Thom Yorke wrote new music for a Broadway play

Thom Yorke is an enigmatic rock icon whose whims are often difficult to pin down. Sometimes he’s the guy from Radiohead, sometimes he’s a cover model for a book about sexual problems. Sometimes he hates Spotify, and sometimes he likes Apple Music. Now, Yorke has written some original music for a Broadway revival of the Harold Pinter play Old Times, and we’re not sure if that’s not weird at all because there’s nothing inherently weird about writing music for Broadway, or if it’s totally weird because everything Thom Yorke does is a little weird.

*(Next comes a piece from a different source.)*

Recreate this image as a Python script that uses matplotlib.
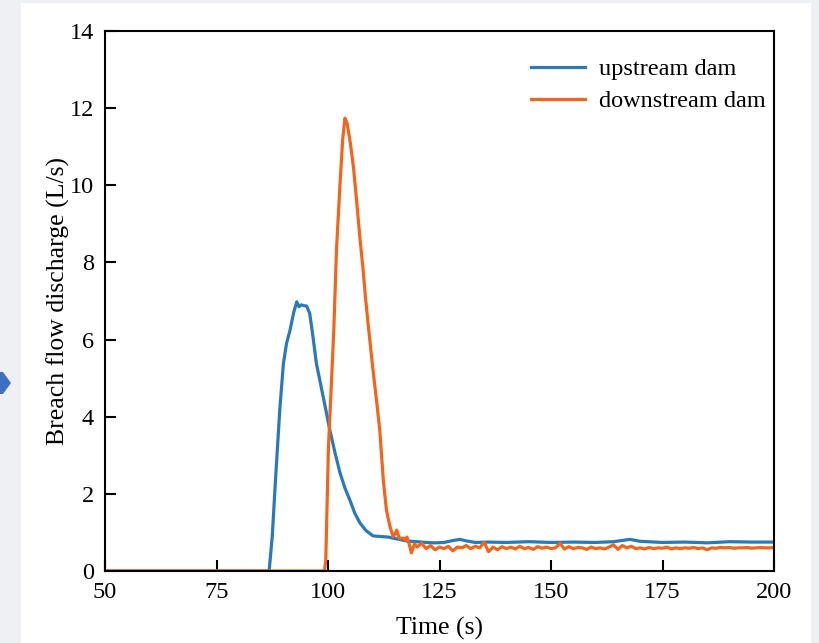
import numpy as np
import matplotlib.pyplot as plt
from matplotlib.patches import Rectangle, Polygon

# ---------------- data ----------------
t_up = [50, 86.8, 87.5, 88.3, 89.2, 90.0, 90.7, 91.5, 92.3, 93.0, 93.5, 94.0,
        94.6, 95.2, 95.9, 96.6, 97.4, 98.3, 99.3, 100.4, 101.5, 102.7, 103.8,
        104.9, 106.0, 107.2, 108.5, 110.1, 111.2, 112.3, 113.5, 114.6, 116.0,
        117.5, 119.9, 122, 124, 126, 128, 129.6, 131, 133, 136, 140, 145, 150,
        155, 160, 164, 167.7, 170, 175, 180, 185, 190, 195, 200]
q_up = [0, 0, 0.9, 2.5, 4.2, 5.38, 5.9, 6.25, 6.7, 6.98, 6.85, 6.9,
        6.88, 6.87, 6.68, 6.1, 5.38, 4.87, 4.3, 3.66, 3.1, 2.54, 2.15,
        1.84, 1.5, 1.24, 1.05, 0.91, 0.90, 0.89, 0.88, 0.85, 0.82,
        0.78, 0.76, 0.74, 0.73, 0.74, 0.79, 0.82, 0.78, 0.74, 0.75, 0.74, 0.76, 0.74,
        0.75, 0.74, 0.76, 0.82, 0.77, 0.74, 0.75, 0.73, 0.76, 0.75, 0.75]

t_down = [50, 99.2, 99.5, 100.1, 100.7, 101.3, 101.9, 102.7, 103.3, 103.8, 104.3,
          105.0, 105.7, 106.4, 107.2, 107.8, 108.4, 109.0, 110.1, 111.0, 111.6, 112.4,
          113.1, 113.9, 114.6, 115.0, 115.4, 116.0, 116.9, 117.3, 117.7, 118.2,
          118.7, 119.4,
          120, 121, 122, 123, 124, 125, 126, 127, 128, 129, 130, 131, 132, 133,
          134, 135, 136, 137, 138, 139, 140, 141, 142, 143, 144, 145, 146, 147,
          148, 149, 150, 151, 152, 153, 154, 155, 156, 157, 158, 159, 160, 161,
          162, 163, 164, 165, 166, 167, 168, 169, 170, 171, 172, 173, 174, 175,
          176, 177, 178, 179, 180, 181, 182, 183, 184, 185, 186, 187, 188, 189,
          190, 191, 192, 193, 194, 195, 196, 197, 198, 199, 200]
q_down = [0, 0, 0.28, 3.22, 4.7, 6.25, 8.32, 10.05, 11.2, 11.74, 11.6,
          11.1, 10.48, 9.62, 8.58, 7.9, 7.1, 6.4, 5.2, 4.3, 3.66, 2.36,
          1.58, 1.15, 0.89, 0.95, 1.06, 0.85, 0.85, 0.80, 0.88, 0.70,
          0.47, 0.70,
          0.62, 0.72, 0.58, 0.66, 0.55, 0.62, 0.58, 0.64, 0.52, 0.62, 0.60, 0.66, 0.58, 0.64,
          0.60, 0.74, 0.50, 0.62, 0.55, 0.63, 0.58, 0.62, 0.57, 0.64, 0.58, 0.61, 0.56, 0.63,
          0.59, 0.62, 0.58, 0.60, 0.72, 0.57, 0.63, 0.58, 0.61, 0.60, 0.56, 0.62, 0.58, 0.60,
          0.57, 0.62, 0.68, 0.56, 0.66, 0.60, 0.64, 0.58, 0.60, 0.57, 0.61, 0.58, 0.60, 0.59,
          0.62, 0.57, 0.60, 0.58, 0.60, 0.59, 0.61, 0.58, 0.60, 0.55, 0.60, 0.59, 0.61, 0.60,
          0.61, 0.59, 0.60, 0.60, 0.61, 0.59, 0.60, 0.61, 0.60, 0.60, 0.61]

x_ticks = [50, 75, 100, 125, 150, 175, 200]
y_ticks = [0, 2, 4, 6, 8, 10, 12, 14]
# -----------------------------------------------------------

plt.rcParams['font.family'] = ['Liberation Serif', 'DejaVu Serif']

W, H = 820, 643
fig = plt.figure(figsize=(W / 100, H / 100), dpi=100, facecolor='#eef0f4')

# white panel behind the chart + the little blue marker on the left edge
fig.patches.append(Rectangle((21 / W, 0), 790 / W, 640 / H, transform=fig.transFigure,
                             facecolor='white', edgecolor='none', zorder=-2))
arrow = [(0, 372), (3, 372), (11, 383), (3, 394), (0, 394)]
fig.patches.append(Polygon([(x / W, 1 - y / H) for x, y in arrow], closed=True,
                           transform=fig.transFigure, facecolor='#3f6fc2',
                           edgecolor='none', zorder=-1))

ax = fig.add_axes([105 / W, 1 - 571 / H, (774 - 105) / W, (571 - 31) / H])
ax.set_zorder(2)
ax.set_facecolor('white')

ax.plot(t_up, q_up, color='#2a7ab8', lw=2.3, label='upstream dam')
ax.plot(t_down, q_down, color='#f0661c', lw=2.3, label='downstream dam')

ax.set_xlim(50, 200)
ax.set_ylim(0, 14)
ax.set_xticks(x_ticks)
ax.set_yticks(y_ticks)
ax.tick_params(direction='in', length=8, width=1.5, labelsize=17.5, pad=8,
               top=False, right=False)
for sp in ax.spines.values():
    sp.set_linewidth(1.5)

ax.set_xlabel('Time (s)', fontsize=18.5, labelpad=10)
ax.set_ylabel('Breach flow discharge (L/s)', fontsize=18.5, labelpad=0)

ax.legend(loc='upper right', bbox_to_anchor=(1.006, 0.972), frameon=False,
          fontsize=17.5, handlelength=2.2, handletextpad=0.6,
          labelspacing=0.4, borderaxespad=0.1)

fig.savefig('out.png', dpi=100, facecolor=fig.get_facecolor())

Pinter’s play is about a married a couple being visited by an old friend of the wife, and the visit turns into a whole big love triangle thing full of menacing drama. Yorke’s compositions—which are apparently made up of “shards of keyboard-based instrumental music”—will appear at the beginning and end of the play, as well as during transitions from one scene to the next. The play is set in 1971, so Yorke reportedly recorded all of his songs on equipment from that year, and though none of the music has lyrics, some of it apparently features Yorke making some kind of vocal noise.

Old Times will start doing previews on September 17 at New York’s American Airlines Theatre, and the show will star Clive Owen, Eve Best, and Kelly Reilly.